I recently got to see a very interesting documentary on moving the H4 Spruce Goose from California to Oregon on YouTube. I got to see this unique aircraft at the Evergreen Aviation Museum just outside of Portland Oregon, on a few days off from a company trip in 2014. https://www.evergreenmuseum.org/ https://en.wikipedia.org/wiki/Evergreen_Aviation_%26_Space_Museum. If your into historic aircraft this Museum is one of the best in the country with the Smithsonian NASM in Washington DC, USAF Museum in Dayton Ohio & the EAA Museum in Oshkosh Wisconsin as peers and is well with the drive alone from any of the surrounding states.

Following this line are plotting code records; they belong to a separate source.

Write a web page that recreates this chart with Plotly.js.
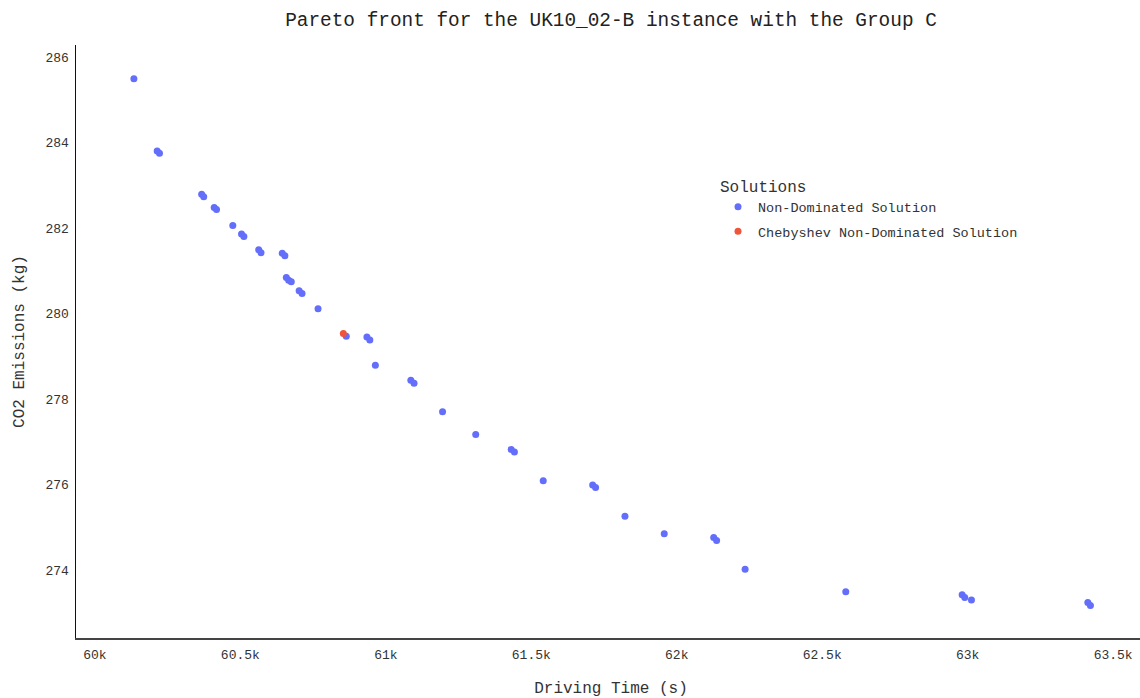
<!DOCTYPE html>
<html>
<head>
<meta charset="utf-8">
<script src="https://cdn.plot.ly/plotly-3.0.1.min.js"></script>
<style>
  html, body { margin: 0; padding: 0; background: #fff; overflow: hidden; }
  #chart { width: 1150px; height: 698px; }
</style>
</head>
<body>
<div id="chart"></div>
<script>
// Non-dominated solutions: driving time (s) vs CO2 emissions (kg)
const drivingTime = [
  60134, 60214, 60222, 60367, 60374, 60410, 60418, 60474, 60504, 60512,
  60563, 60571, 60644, 60653, 60658, 60666, 60675, 60702, 60712, 60767,
  60864, 60935, 60945, 60964, 61086, 61097, 61195, 61309, 61431, 61442,
  61541, 61711, 61721, 61822, 61957, 62127, 62137, 62235, 62581, 62981,
  62990, 63013, 63413, 63422
];
const co2Emissions = [
  285.49, 283.80, 283.75, 282.79, 282.73, 282.48, 282.43, 282.06, 281.86, 281.80,
  281.49, 281.42, 281.41, 281.35, 280.84, 280.78, 280.74, 280.53, 280.47, 280.11,
  279.47, 279.45, 279.38, 278.79, 278.44, 278.37, 277.70, 277.17, 276.82, 276.76,
  276.09, 275.99, 275.93, 275.26, 274.85, 274.76, 274.69, 274.02, 273.49, 273.42,
  273.36, 273.30, 273.24, 273.17
];

// Solution picked by the Chebyshev scalarisation
const chebyshevTime = [60854];
const chebyshevCo2 = [279.53];

const seriesNames = ['Non-Dominated Solution', 'Chebyshev Non-Dominated Solution'];
const xTickValues = [60000, 60500, 61000, 61500, 62000, 62500, 63000, 63500];
const xTickLabels = ['60k', '60.5k', '61k', '61.5k', '62k', '62.5k', '63k', '63.5k'];
const yTickValues = [274, 276, 278, 280, 282, 284, 286];

const mono = '"Courier New", "Liberation Mono", monospace';

const traces = [
  {
    type: 'scatter', mode: 'markers', name: seriesNames[0], legendgroup: 'nd',
    x: drivingTime, y: co2Emissions,
    marker: { color: '#636efa', size: 7 }
  },
  {
    type: 'scatter', mode: 'markers', name: seriesNames[1], legendgroup: 'cheb',
    x: chebyshevTime, y: chebyshevCo2,
    marker: { color: '#EF553B', size: 7 }
  }
];

const layout = {
  width: 1150, height: 698,
  margin: { l: 76, r: 4, t: 45, b: 60 },
  paper_bgcolor: '#fff', plot_bgcolor: '#fff',
  font: { family: mono, color: '#333', size: 13 },
  title: {
    text: 'Pareto front for the UK10_02-B instance with the Group C',
    font: { family: mono, size: 19.4, color: '#222' },
    x: 0.5, xref: 'paper', y: 0.972, yref: 'container', yanchor: 'middle'
  },
  xaxis: {
    range: [59935, 63613],
    tickvals: xTickValues, ticktext: xTickLabels,
    showgrid: false, zeroline: false,
    showline: true, linecolor: '#444', linewidth: 1.5,
    ticks: '', ticklabelstandoff: 4, tickfont: { size: 13, color: '#333' },
    title: { text: 'Driving Time (s)', font: { size: 16, color: '#333' }, standoff: 20 }
  },
  yaxis: {
    range: [272.41, 286.28],
    tickvals: yTickValues,
    showgrid: false, zeroline: false,
    showline: true, linecolor: '#111', linewidth: 1.5,
    ticks: '', ticklabelstandoff: 3, tickfont: { size: 13, color: '#333' },
    title: { text: 'CO2 Emissions (kg)', font: { size: 16, color: '#333' }, standoff: 17 }
  },
  legend: {
    title: { text: 'Solutions', font: { size: 16, color: '#333' } },
    font: { size: 13.5, color: '#333' },
    traceorder: 'grouped', tracegroupgap: 4,
    x: 0.6, y: 0.788, xanchor: 'left', yanchor: 'top',
    bgcolor: 'rgba(0,0,0,0)'
  },
  showlegend: true
};

Plotly.newPlot('chart', traces, layout, { displayModeBar: false, staticPlot: true });
</script>
</body>
</html>
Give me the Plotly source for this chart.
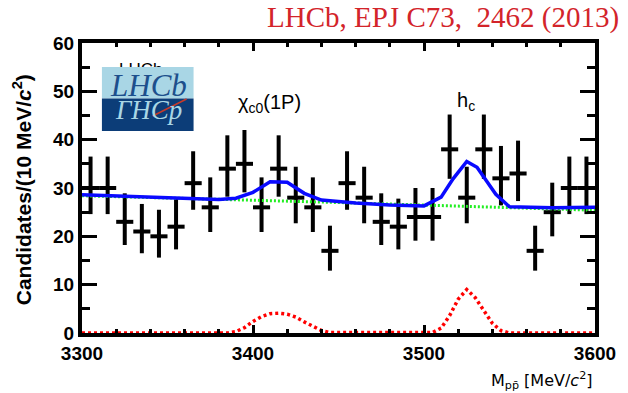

When you see it in person its difficult to get the whole aircraft in one shot with out a wide angle lense

Much of the structure is actually laminated wood with grain direction for optimized strength and is a pre curser to modern composite aircraft structures. They have a few displays of some details of the construction methods along with a scale model of the aircraft under construction.

An ominous shot from a rear quarter view with a ME-262 and a FW-190 showing what this war bird would have been up against if it would have been operational in the war.

My personal thoughts on the aircraft with the context of seeing the 2004 movie the aviator and a few documentaries on Hughes is its a mix of a technology path finder paving the way to large aircraft structures and systems while being a tragedy for Hughes personal aviation career. He was never the same after this project.

Aircraft like his racer and XF-11 had fairly quick development times however the H4 flew 2 years after the end of the war it was supposed to support. Because the project was under a government contract with government funding it Aircraft like the Grumman albatross and Martin Mars Evolutionary and nature compared to the revolutionary H4. However this difference was not taken into account for the oversight, visibility and pressure.

This aircraft serves as a cautionary tale for any company or individual taking on a “huge leap task” with out proper technology development and stepping stones setup at the beginning. Crawl, walk, run marathon or sprint. This is hubris that has effected my self and have seen first hand at companies I’ve worked for.